If you want to go the extra mile, buy from businesses certified by Green America at the gold level. This certification means that, according to our screening process, they are “operating on the highest level of social and environmental responsibility in the way they source, manufacture, and market their products and run their offices and factories.” You can read more about it here.

Simmons Natural Body Care is one business we’ve certified at the highest level—gold. Check out these gorgeous organic rainbow soaps. They’ve donated a basket of these to us to give away to one of you.

All you have to do to enter to win is tweet about this article using the following link: . If you don’t have a twitter account, just tell us about your own DIY gift traditions in the comments below, and we’ll enter you to win.

There are so many great ideas out there for greening your holidays. The most environmentally friendly ways are Freecycling, buying second hand or making gifts from recycled materials. If you’re going to buy something new, just remember that there are some wonderful green business owners who have sustainability ingrained into every level of their business.

Your money has an impact on the world after you spend it—the holiday season is a great time to make sure the impact is a positive one.

Congratulations to last week’s winner, Heather!

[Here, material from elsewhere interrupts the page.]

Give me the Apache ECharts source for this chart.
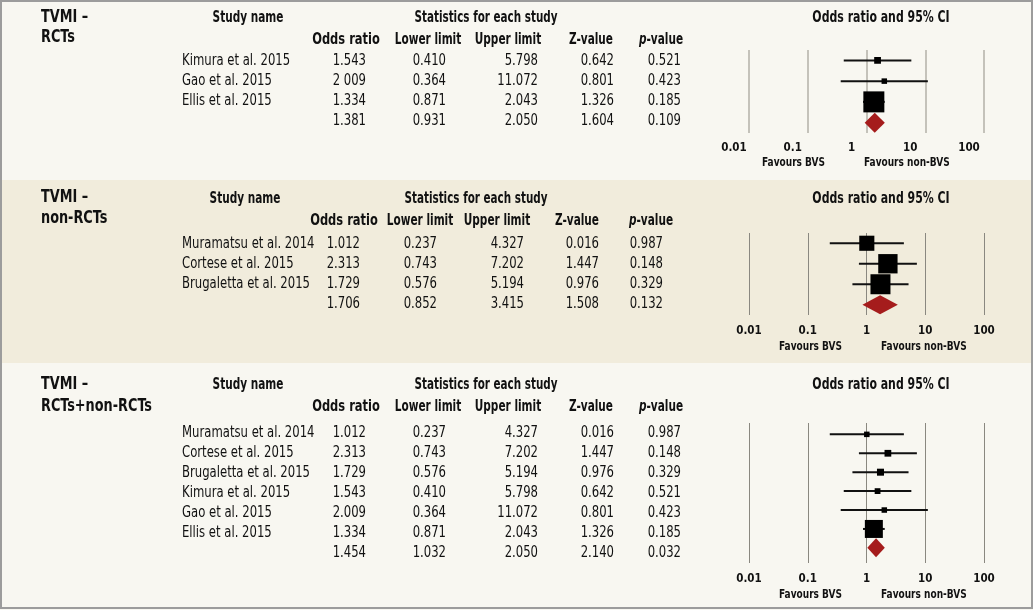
<!DOCTYPE html>
<html>
<head>
<meta charset="utf-8">
<script src="https://cdn.jsdelivr.net/npm/echarts@6/dist/echarts.min.js"></script>
<style>
html,body{margin:0;padding:0;background:#f8f7f1;}
#chart{width:1033px;height:610px;}
</style>
</head>
<body>
<div id="chart"></div>
<script>
// ---------- DATA ----------
const tickLabels = ['0.01', '0.1', '1', '10', '100'];

// Panel 1: TVMI – RCTs
const p1Studies = ['Kimura et al. 2015', 'Gao et al. 2015', 'Ellis et al. 2015'];
const p1OR     = [1.543, 2.009, 1.334];
const p1ORText = ['1.543', '2 009', '1.334'];
const p1Lower  = [0.410, 0.364, 0.871];
const p1Upper  = [5.798, 11.072, 2.043];
const p1Z      = [0.642, 0.801, 1.326];
const p1P      = [0.521, 0.423, 0.185];
const p1Weight = [8.9, 5.4, 85.7];
const p1Summary = [1.381, 0.931, 2.050, 1.604, 0.109];

// Panel 2: TVMI – non-RCTs
const p2Studies = ['Muramatsu et al. 2014', 'Cortese et al. 2015', 'Brugaletta et al. 2015'];
const p2OR     = [1.012, 2.313, 1.729];
const p2Lower  = [0.237, 0.743, 0.576];
const p2Upper  = [4.327, 7.202, 5.194];
const p2Z      = [0.016, 1.447, 0.976];
const p2P      = [0.987, 0.148, 0.329];
const p2Weight = [22.8, 37.3, 39.9];
const p2Summary = [1.706, 0.852, 3.415, 1.508, 0.132];

// Panel 3: TVMI – RCTs+non-RCTs
const p3Studies = ['Muramatsu et al. 2014', 'Cortese et al. 2015', 'Brugaletta et al. 2015',
                   'Kimura et al. 2015', 'Gao et al. 2015', 'Ellis et al. 2015'];
const p3OR     = [1.012, 2.313, 1.729, 1.543, 2.009, 1.334];
const p3Lower  = [0.237, 0.743, 0.576, 0.410, 0.364, 0.871];
const p3Upper  = [4.327, 7.202, 5.194, 5.798, 11.072, 2.043];
const p3Z      = [0.016, 1.447, 0.976, 0.642, 0.801, 1.326];
const p3P      = [0.987, 0.148, 0.329, 0.521, 0.423, 0.185];
const p3Weight = [5.6, 9.1, 9.8, 6.7, 4.1, 64.7];
const p3Summary = [1.454, 1.032, 2.050, 2.140, 0.032];

// ---------- LAYOUT / STYLE ----------
const FONT = "'Liberation Sans Narrow','DejaVu Sans Condensed','Arial Narrow',sans-serif";
const colsA = {or: [366, 346], ll: [446, 428], ul: [538, 508], z: [614, 591], p: [681, 661]};
const colsB = {or: [360, 344], ll: [437, 420], ul: [524, 497], z: [599, 577], p: [663, 651]};

const panels = [
  {title: ['TVMI –', 'RCTs'], studies: p1Studies, or: p1OR, orText: p1ORText, lo: p1Lower, up: p1Upper,
   z: p1Z, p: p1P, w: p1Weight, sum: p1Summary,
   bg: [0, 180, '#f8f7f1'], titleY: [18, 38], head1: 18, head2: 40, row0: 61, step: 20,
   gridTop: 50, gridH: 83, yMin: -0.5, yMax: 3.5, favY: 163, favL: 825, favR: 864,
   labelMargin: 9, labelShift: 30, gridColor: '#c4c2ba', gridWidth: 2,
   studyX: 248, statsX: 486, cols: colsA, maxSq: 21, dH: 20},
  {title: ['TVMI –', 'non-RCTs'], studies: p2Studies, or: p2OR, lo: p2Lower, up: p2Upper,
   z: p2Z, p: p2P, w: p2Weight, sum: p2Summary,
   bg: [180, 363, '#f1ecdc'], titleY: [198, 219], head1: 199, head2: 221, row0: 244, step: 20,
   gridTop: 233, gridH: 82, yMin: -0.5, yMax: 3.5, favY: 347, favL: 842, favR: 881,
   labelMargin: 10, labelShift: 0, gridColor: '#8a8880', gridWidth: 1,
   studyX: 245, statsX: 476, cols: colsB, maxSq: 20, dH: 19},
  {title: ['TVMI –', 'RCTs+non-RCTs'], studies: p3Studies, or: p3OR, lo: p3Lower, up: p3Upper,
   z: p3Z, p: p3P, w: p3Weight, sum: p3Summary,
   bg: [363, 610, '#f8f7f1'], titleY: [385, 407], head1: 385, head2: 407, row0: 433, step: 20,
   gridTop: 423, gridH: 140, yMin: -0.6, yMax: 6.8, favY: 595, favL: 842, favR: 881,
   labelMargin: 10, labelShift: 0, gridColor: '#8a8880', gridWidth: 1,
   studyX: 248, statsX: 486, cols: colsA, maxSq: 18, dH: 19}
];

const graphics = [];
const grids = [], xAxes = [], yAxes = [], series = [];

function txt(text, x, y, opt) {
  opt = opt || {};
  const sx = opt.sx || (opt.bold ? 0.78 : 0.81);
  const el = {
    type: 'text', z: 10, silent: true, x: x, y: y, scaleX: sx, scaleY: 1,
    style: {
      text: text, x: 0, y: 0,
      font: (opt.bold ? 'bold ' : '') + (opt.size || 16) + 'px ' + FONT,
      fill: '#111', align: opt.align || 'left', verticalAlign: 'middle'
    }
  };
  if (opt.rich) el.style.rich = opt.rich;
  graphics.push(el);
}
const f3 = v => v.toFixed(3);

panels.forEach((P, i) => {
  // background
  graphics.push({type: 'rect', z: 0, silent: true,
    shape: {x: 0, y: P.bg[0], width: 1033, height: P.bg[1] - P.bg[0]},
    style: {fill: P.bg[2]}});
  // section title
  txt(P.title[0], 41, P.titleY[0], {bold: true, size: 17, sx: 0.84});
  txt(P.title[1], 41, P.titleY[1], {bold: true, size: 17, sx: 0.84});
  // headers
  txt('Study name', P.studyX, P.head1, {bold: true, size: 15, align: 'center'});
  txt('Statistics for each study', P.statsX, P.head1, {bold: true, size: 15, sx: 0.77, align: 'center'});
  txt('Odds ratio', P.cols.or[1], P.head2, {bold: true, size: 15, sx: 0.85, align: 'center'});
  txt('Lower limit', P.cols.ll[1], P.head2, {bold: true, size: 15, align: 'center'});
  txt('Upper limit', P.cols.ul[1], P.head2, {bold: true, size: 15, align: 'center'});
  txt('Z-value', P.cols.z[1], P.head2, {bold: true, size: 15, align: 'center'});
  txt('{i|p}-value', P.cols.p[1], P.head2, {bold: true, size: 15, align: 'center',
      rich: {i: {fontStyle: 'italic', fontWeight: 'bold', fontSize: 15, fontFamily: FONT, fill: '#111'}}});
  txt('Odds ratio and 95% CI', 881, P.head1, {bold: true, size: 16, sx: 0.76, align: 'center'});
  txt('Favours BVS', P.favL, P.favY, {bold: true, size: 13, sx: 0.77, align: 'right'});
  txt('Favours non-BVS', P.favR, P.favY, {bold: true, size: 13, sx: 0.77, align: 'left'});

  const data = [];
  P.studies.forEach((s, k) => {
    const y = P.row0 + k * P.step;
    txt(s, 182, y);
    txt(P.orText ? P.orText[k] : f3(P.or[k]), P.cols.or[0], y, {align: 'right'});
    txt(f3(P.lo[k]), P.cols.ll[0], y, {align: 'right'});
    txt(f3(P.up[k]), P.cols.ul[0], y, {align: 'right'});
    txt(f3(P.z[k]), P.cols.z[0], y, {align: 'right'});
    txt(f3(P.p[k]), P.cols.p[0], y, {align: 'right'});
    data.push([P.or[k], P.lo[k], P.up[k], k, P.w[k], 0]);
  });
  const ys = P.row0 + P.studies.length * P.step;
  const sv = P.sum;
  const colList = [P.cols.or, P.cols.ll, P.cols.ul, P.cols.z, P.cols.p];
  sv.forEach((v, c) => txt(f3(v), colList[c][0], ys, {align: 'right'}));
  data.push([sv[0], sv[1], sv[2], P.studies.length, 0, 1]);

  const maxW = Math.max.apply(null, P.w);

  grids.push({left: 749, width: 235, top: P.gridTop, height: P.gridH, containLabel: false});
  xAxes.push({
    type: 'log', logBase: 10, gridIndex: i, min: 0.01, max: 100, interval: 1,
    axisLine: {show: false}, axisTick: {show: false},
    splitLine: {show: true, lineStyle: {color: P.gridColor, width: P.gridWidth}},
    axisLabel: {
      show: true, margin: P.labelMargin, color: '#111', fontWeight: 'bold', fontSize: 11.5,
      fontFamily: FONT, padding: [0, P.labelShift, 0, 0],
      formatter: v => {
        const idx = Math.round(Math.log10(v)) + 2;
        return tickLabels[idx] !== undefined ? tickLabels[idx] : '';
      }
    }
  });
  yAxes.push({type: 'value', gridIndex: i, inverse: true, min: P.yMin, max: P.yMax, show: false});
  series.push({
    type: 'custom', xAxisIndex: i, yAxisIndex: i, z: 5,
    encode: {x: [0, 1, 2], y: 3},
    data: data,
    renderItem: function (params, api) {
      const row = api.value(3);
      const pO = api.coord([api.value(0), row]);
      const pL = api.coord([api.value(1), row]);
      const pU = api.coord([api.value(2), row]);
      if (api.value(5) === 1) {
        const h = P.dH / 2;
        return {type: 'polygon',
          shape: {points: [[pL[0], pO[1]], [pO[0], pO[1] - h], [pU[0], pO[1]], [pO[0], pO[1] + h]]},
          style: {fill: '#a51c1c'}};
      }
      const s = Math.max(5.5, P.maxSq * Math.sqrt(api.value(4) / maxW));
      return {type: 'group', children: [
        {type: 'line', shape: {x1: pL[0], y1: pO[1], x2: pU[0], y2: pO[1]},
         style: {stroke: '#111', lineWidth: 2}},
        {type: 'rect', shape: {x: pO[0] - s / 2, y: pO[1] - s / 2, width: s, height: s},
         style: {fill: '#000'}}
      ]};
    }
  });
});

// outer frame
graphics.push({type: 'rect', z: 20, silent: true,
  shape: {x: 1, y: 1, width: 1031, height: 607},
  style: {fill: 'none', stroke: '#9c9c9c', lineWidth: 2}});

const chart = echarts.init(document.getElementById('chart'), null, {renderer: 'canvas'});
chart.setOption({
  animation: false,
  backgroundColor: '#f8f7f1',
  grid: grids, xAxis: xAxes, yAxis: yAxes, series: series,
  graphic: {elements: graphics}
});
</script>
</body>
</html>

Please email editors (at) greenamerica (dot) org to claim your Artisan Tea Blending Kit from Numi Tea.


  1. (No Twitter account for me!) I just now re-purposed some ridiculous packing paper that came in a shipping package to use as wrapping paper for gifts. Plus, it evokes that whole “brown paper packages tied up with string” imagery. I’ve also used pretty pictures cut out from magazines for the same purpose.

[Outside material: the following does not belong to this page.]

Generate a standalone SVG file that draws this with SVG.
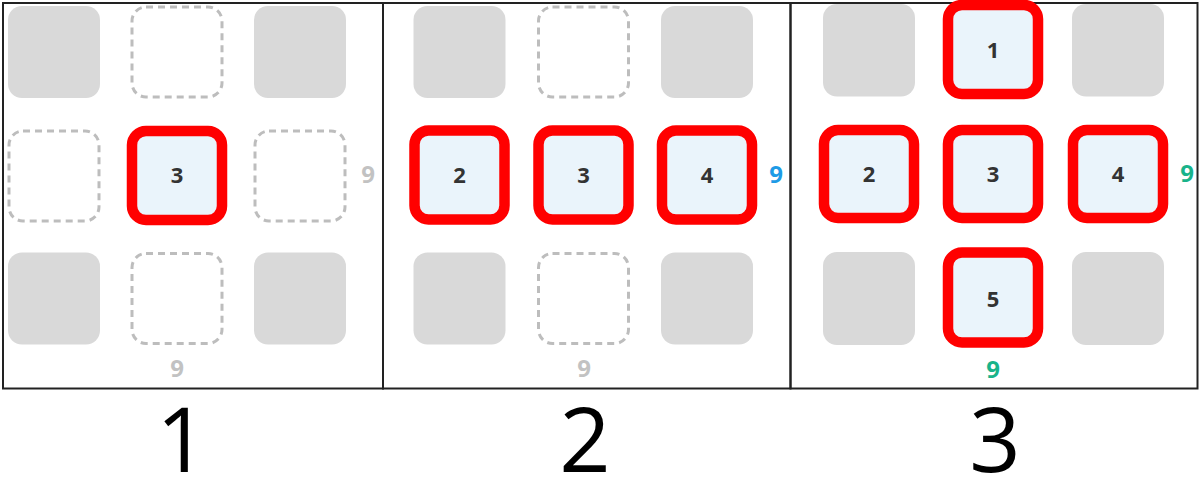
<svg xmlns="http://www.w3.org/2000/svg" width="1200" height="477" viewBox="0 0 1200 477">
<style>
.g{fill:#d9d9d9}
.d{fill:#fff;stroke:#bdbdbd;stroke-width:3;stroke-dasharray:7 5}
.s{fill:#eaf4fb;stroke:#ff0000;stroke-width:10.5}
.n{font-family:"Open Sans","Noto Sans",sans-serif;font-weight:700;font-size:22px;fill:#333;text-anchor:middle}
.c{font-family:"Open Sans","Noto Sans",sans-serif;font-weight:700;font-size:24px;text-anchor:middle}
.big{font-family:"Open Sans","Noto Sans",sans-serif;font-size:90px;fill:#000;text-anchor:middle}
.frame{fill:none;stroke:#222;stroke-width:2}
</style>
<rect width="1200" height="477" fill="#fff"/>
<g id="frames">
<rect class="frame" x="3" y="3" width="380" height="385.5"/>
<rect class="frame" x="383" y="3" width="407.5" height="385.5"/>
<rect class="frame" x="790.5" y="3" width="407" height="385.5"/>
</g>
<g id="panel1">
<rect class="g" x="8" y="6" width="92" height="92" rx="14"/>
<rect class="d" x="132" y="7" width="90" height="90" rx="14"/>
<rect class="g" x="254" y="6" width="92" height="92" rx="14"/>
<rect class="d" x="9" y="131" width="90" height="90" rx="14"/>
<rect class="s" x="132" y="131" width="90" height="89" rx="14"/>
<text class="n" x="177" y="183.3">3</text>
<rect class="d" x="255" y="131" width="90" height="90" rx="14"/>
<rect class="g" x="8" y="252.5" width="92" height="92" rx="14"/>
<rect class="d" x="132" y="253.5" width="90" height="90" rx="14"/>
<rect class="g" x="254" y="252.5" width="92" height="92" rx="14"/>
<text class="c" x="368" y="183.3" fill="#c2c2c2">9</text>
<text class="c" x="177" y="376.7" fill="#c2c2c2">9</text>
<text class="big" x="182" y="472">1</text>
</g>
<g id="panel2">
<rect class="g" x="413.5" y="6" width="92" height="92" rx="14"/>
<rect class="d" x="538.5" y="7" width="90" height="90" rx="14"/>
<rect class="g" x="661" y="6" width="92" height="92" rx="14"/>
<rect class="s" x="414.5" y="130.5" width="90" height="89" rx="14"/>
<text class="n" x="459.5" y="183.3">2</text>
<rect class="s" x="538.5" y="130.5" width="90" height="89" rx="14"/>
<text class="n" x="583.5" y="183.3">3</text>
<rect class="s" x="662" y="130.5" width="90" height="89" rx="14"/>
<text class="n" x="707" y="183.3">4</text>
<rect class="g" x="413.5" y="252.5" width="92" height="92" rx="14"/>
<rect class="d" x="538.5" y="253.5" width="90" height="90" rx="14"/>
<rect class="g" x="661" y="252.5" width="92" height="92" rx="14"/>
<text class="c" x="776" y="183.3" fill="#1e9be6">9</text>
<text class="c" x="584" y="376.7" fill="#c2c2c2">9</text>
<text class="big" x="585" y="472">2</text>
</g>
<g id="panel3">
<rect class="g" x="823" y="4" width="92" height="92.5" rx="14"/>
<rect class="s" x="948" y="5" width="90" height="89" rx="14"/>
<text class="n" x="993" y="58">1</text>
<rect class="g" x="1072" y="4" width="92" height="92.5" rx="14"/>
<rect class="s" x="824" y="130" width="90" height="88" rx="14"/>
<text class="n" x="869" y="182">2</text>
<rect class="s" x="948" y="130" width="90" height="88" rx="14"/>
<text class="n" x="993" y="182">3</text>
<rect class="s" x="1073" y="130" width="90" height="88" rx="14"/>
<text class="n" x="1118" y="182">4</text>
<rect class="g" x="823" y="252" width="92" height="93" rx="14"/>
<rect class="s" x="948" y="252.5" width="90" height="90" rx="14"/>
<text class="n" x="993" y="307">5</text>
<rect class="g" x="1072" y="252" width="92" height="93" rx="14"/>
<text class="c" x="1187" y="182" fill="#19b38a">9</text>
<text class="c" x="993" y="378" fill="#19b38a">9</text>
<text class="big" x="995" y="472">3</text>
</g>
</svg>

  2. My families DIY holiday tradition was started by my children many years ago when they were young. The tradition is, we don’t do holiday’s. We give to each other all year long. When some needs tires, or their car breaks down or the washer stops working or they see something they just can’t live without, it’s never the end of December when it happens, it’s always some other time of year. So if that person chooses, they get what they need, or want when they need it along with a recycled (previous persons name whited out) holiday card no matter what month it is. Then on the date of the holiday, everyone brings a dish and we all spend time together sharing how our years went.

    • Really!? Your children started a holiday without gifts? I guess that makes sense. Corey from Green Halloween ( said that it’s usually the adults who worry about changing holiday traditions — the kids are more often OK with it.

  3. Since I am low income, several years ago I started giving my family members books that I get for free or at a low cost used. I have 28 nieces and nephews plus my siblings. I was able to get about 50 books free this year, and several more at a low cost. I enjoy giving gifts to people that they want. My family members are avid readers, so books are perfect for them. I trade books on This year i also bought a “treasure” chest at good will for $1. I’m painting it gold and decorating it with “jewels” for my 8 yr old niece who loves lots of bling.

    • Congratulations, Rachel! You win the basket of rainbow soaps. Please email your address to editors (at) greenamerica (dot) org so we can have Simmons Natural Body Care mail you your prize.

  4. Some years I made my own Christmas cards (back when I had Photoshop & Illustrator). Families with kids could do this with simpler tools – crayons & paints, especially since kids aren’t so obsessed with making the “perfect” drawing!
    Or, for the “artistically impaired,” there’s that old trick of cutting off the front of cards you’ve received in past years and gluing them onto card stock. Voila!

  5. This year I’m combining cocoa butter and jojoba oil to make a lovely salve base with custom healing essential oils added for specific loved ones. After melting the cocoa butter in a double boiler, add jojoba oil a little at a time until the mix is a soft solid at room temp and melts at body heat. Test with some spoons kept in a glass of ice water. When the mix solidifies on the spoon it should be ready. Allow to cool before adding 100 drops of essential oils to about 2 1/2 to 3 oz. of salve. Refrigerate the blend to solidify in a nice tin or glass container.